Goal — Reproduce exactly the lines starting at the line that contains "Write the matplotlib code for this chart." and ending at the line that contains "from matplotlib.transforms import". Omit pictures.

━━━━━ Supplied material ━━━━━

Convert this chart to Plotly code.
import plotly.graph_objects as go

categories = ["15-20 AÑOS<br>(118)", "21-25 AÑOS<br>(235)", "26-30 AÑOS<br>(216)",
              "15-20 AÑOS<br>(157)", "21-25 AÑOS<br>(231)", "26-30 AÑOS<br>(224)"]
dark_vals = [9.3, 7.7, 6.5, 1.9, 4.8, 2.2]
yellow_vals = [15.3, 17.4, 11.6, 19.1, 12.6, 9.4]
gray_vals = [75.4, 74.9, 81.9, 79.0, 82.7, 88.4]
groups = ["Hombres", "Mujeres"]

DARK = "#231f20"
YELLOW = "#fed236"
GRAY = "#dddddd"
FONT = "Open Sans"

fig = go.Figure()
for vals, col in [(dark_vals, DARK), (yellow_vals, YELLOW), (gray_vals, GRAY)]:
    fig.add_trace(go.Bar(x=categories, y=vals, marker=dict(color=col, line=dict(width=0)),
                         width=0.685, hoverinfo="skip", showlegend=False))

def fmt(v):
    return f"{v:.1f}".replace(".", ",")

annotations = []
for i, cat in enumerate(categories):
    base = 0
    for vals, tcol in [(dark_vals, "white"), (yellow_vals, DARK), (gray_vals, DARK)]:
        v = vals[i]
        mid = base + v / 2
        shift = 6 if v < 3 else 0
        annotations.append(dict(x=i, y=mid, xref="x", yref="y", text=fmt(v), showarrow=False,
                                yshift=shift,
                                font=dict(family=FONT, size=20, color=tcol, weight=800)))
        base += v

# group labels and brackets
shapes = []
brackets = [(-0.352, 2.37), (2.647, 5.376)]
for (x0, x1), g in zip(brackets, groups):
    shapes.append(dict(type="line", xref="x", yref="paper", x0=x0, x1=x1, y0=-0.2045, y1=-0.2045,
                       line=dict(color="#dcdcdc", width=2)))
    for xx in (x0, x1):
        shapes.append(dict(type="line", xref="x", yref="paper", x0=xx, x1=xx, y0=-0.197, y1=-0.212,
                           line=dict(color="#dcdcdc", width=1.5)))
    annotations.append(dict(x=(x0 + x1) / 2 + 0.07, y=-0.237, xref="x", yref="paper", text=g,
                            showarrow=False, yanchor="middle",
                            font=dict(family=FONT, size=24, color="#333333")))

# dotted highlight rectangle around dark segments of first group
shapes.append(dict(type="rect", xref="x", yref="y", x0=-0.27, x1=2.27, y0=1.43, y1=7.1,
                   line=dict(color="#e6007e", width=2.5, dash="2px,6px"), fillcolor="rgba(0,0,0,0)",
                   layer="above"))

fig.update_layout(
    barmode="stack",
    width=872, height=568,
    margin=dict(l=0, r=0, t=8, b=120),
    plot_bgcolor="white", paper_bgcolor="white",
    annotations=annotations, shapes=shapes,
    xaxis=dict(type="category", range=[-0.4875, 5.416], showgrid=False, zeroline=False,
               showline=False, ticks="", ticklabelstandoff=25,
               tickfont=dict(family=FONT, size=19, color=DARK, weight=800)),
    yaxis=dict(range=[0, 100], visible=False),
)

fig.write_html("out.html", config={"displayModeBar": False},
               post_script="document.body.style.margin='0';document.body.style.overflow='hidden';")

━━━━━
━━━━━ Supplied material ━━━━━

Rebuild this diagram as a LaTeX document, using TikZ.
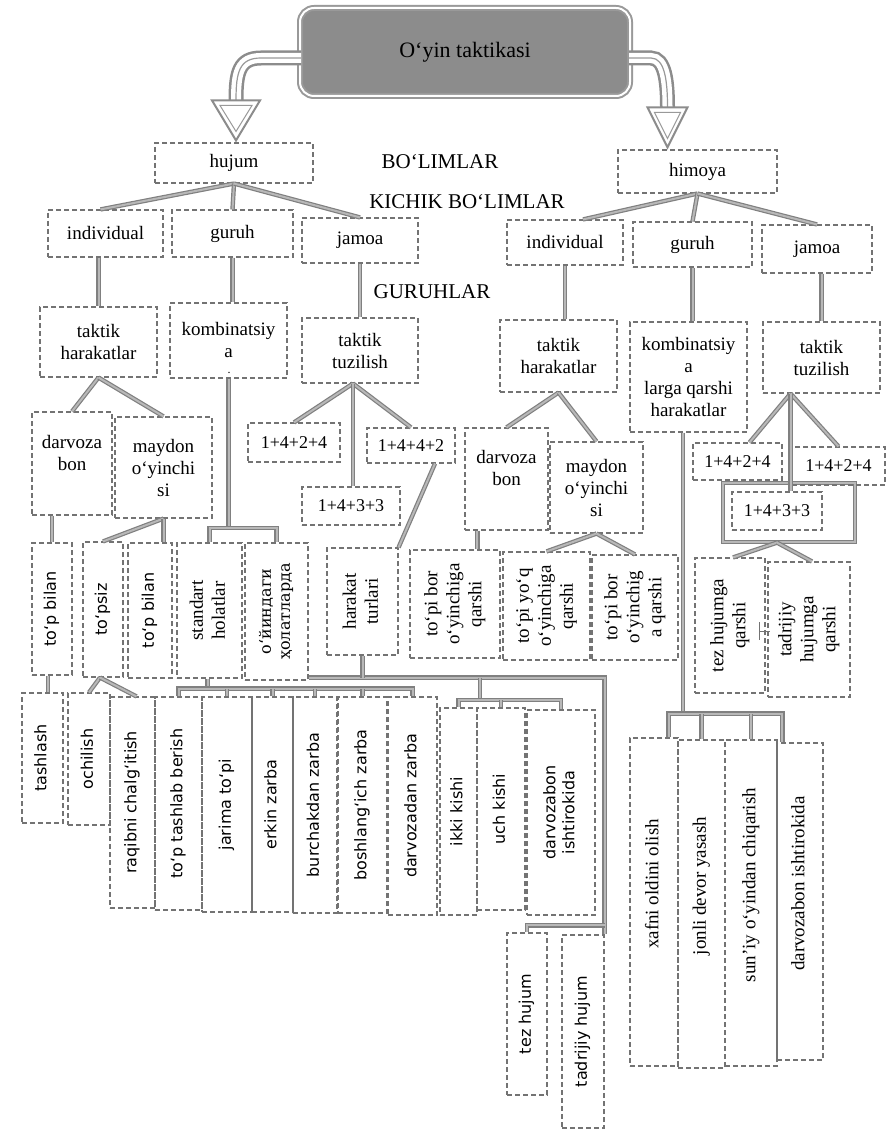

━━━━━
━━━━━ Supplied material ━━━━━

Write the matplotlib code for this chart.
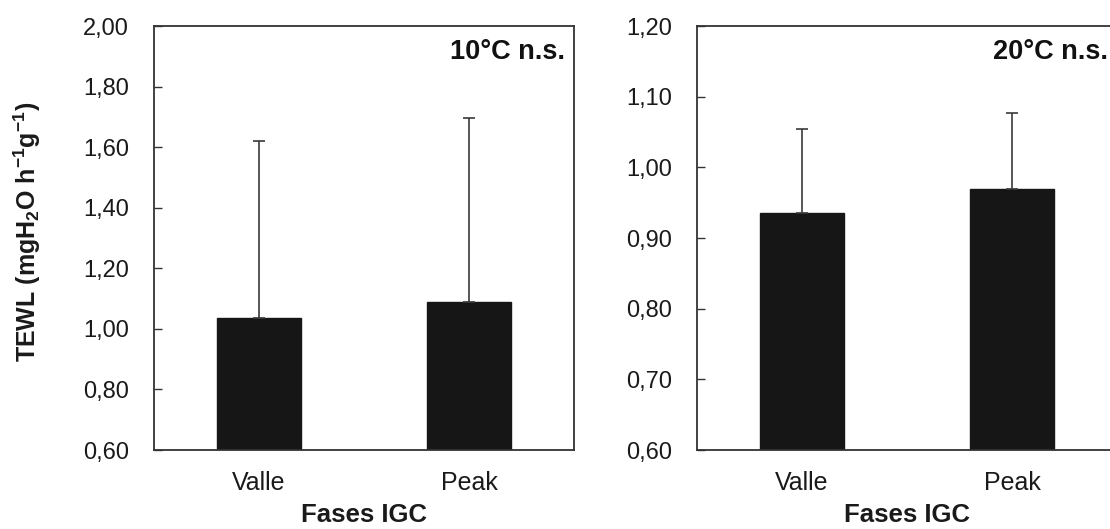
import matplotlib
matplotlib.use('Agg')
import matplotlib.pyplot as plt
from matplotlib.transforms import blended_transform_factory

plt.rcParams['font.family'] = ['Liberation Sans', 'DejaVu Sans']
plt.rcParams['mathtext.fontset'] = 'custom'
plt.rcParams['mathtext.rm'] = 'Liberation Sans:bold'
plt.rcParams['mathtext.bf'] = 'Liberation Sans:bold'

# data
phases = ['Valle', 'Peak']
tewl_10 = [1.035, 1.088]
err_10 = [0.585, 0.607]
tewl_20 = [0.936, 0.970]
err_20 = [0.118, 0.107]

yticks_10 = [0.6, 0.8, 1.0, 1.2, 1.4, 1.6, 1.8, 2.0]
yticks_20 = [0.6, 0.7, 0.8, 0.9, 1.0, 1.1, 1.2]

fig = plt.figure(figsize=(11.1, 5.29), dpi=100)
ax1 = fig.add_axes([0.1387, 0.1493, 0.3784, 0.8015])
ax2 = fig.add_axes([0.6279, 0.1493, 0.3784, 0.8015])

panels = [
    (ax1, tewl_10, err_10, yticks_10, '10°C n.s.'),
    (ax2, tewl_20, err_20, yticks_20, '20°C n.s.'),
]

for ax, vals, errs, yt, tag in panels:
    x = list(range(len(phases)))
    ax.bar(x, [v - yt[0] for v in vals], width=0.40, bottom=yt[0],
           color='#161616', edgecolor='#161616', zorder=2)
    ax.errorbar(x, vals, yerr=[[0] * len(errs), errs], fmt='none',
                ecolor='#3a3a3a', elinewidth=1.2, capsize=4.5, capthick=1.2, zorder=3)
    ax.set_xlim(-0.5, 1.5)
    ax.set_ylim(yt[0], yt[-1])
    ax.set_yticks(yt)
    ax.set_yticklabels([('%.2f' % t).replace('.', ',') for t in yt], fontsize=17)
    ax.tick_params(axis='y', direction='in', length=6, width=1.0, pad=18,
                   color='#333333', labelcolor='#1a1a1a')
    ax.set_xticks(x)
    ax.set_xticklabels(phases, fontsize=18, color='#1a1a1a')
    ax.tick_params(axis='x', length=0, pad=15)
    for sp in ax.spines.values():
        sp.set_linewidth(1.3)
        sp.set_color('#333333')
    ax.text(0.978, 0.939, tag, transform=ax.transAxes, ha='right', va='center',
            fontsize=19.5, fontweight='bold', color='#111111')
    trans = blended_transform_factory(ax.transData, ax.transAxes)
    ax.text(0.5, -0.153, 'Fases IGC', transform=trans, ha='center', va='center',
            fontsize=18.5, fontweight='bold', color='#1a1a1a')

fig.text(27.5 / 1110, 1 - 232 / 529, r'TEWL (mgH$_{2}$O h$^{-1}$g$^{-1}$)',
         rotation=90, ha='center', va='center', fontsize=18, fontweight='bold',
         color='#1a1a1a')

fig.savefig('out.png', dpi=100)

━━━━━

Response below —
Write the matplotlib code for this chart.
import matplotlib
matplotlib.use('Agg')
import matplotlib.pyplot as plt
from matplotlib.transforms import blended_transform_factory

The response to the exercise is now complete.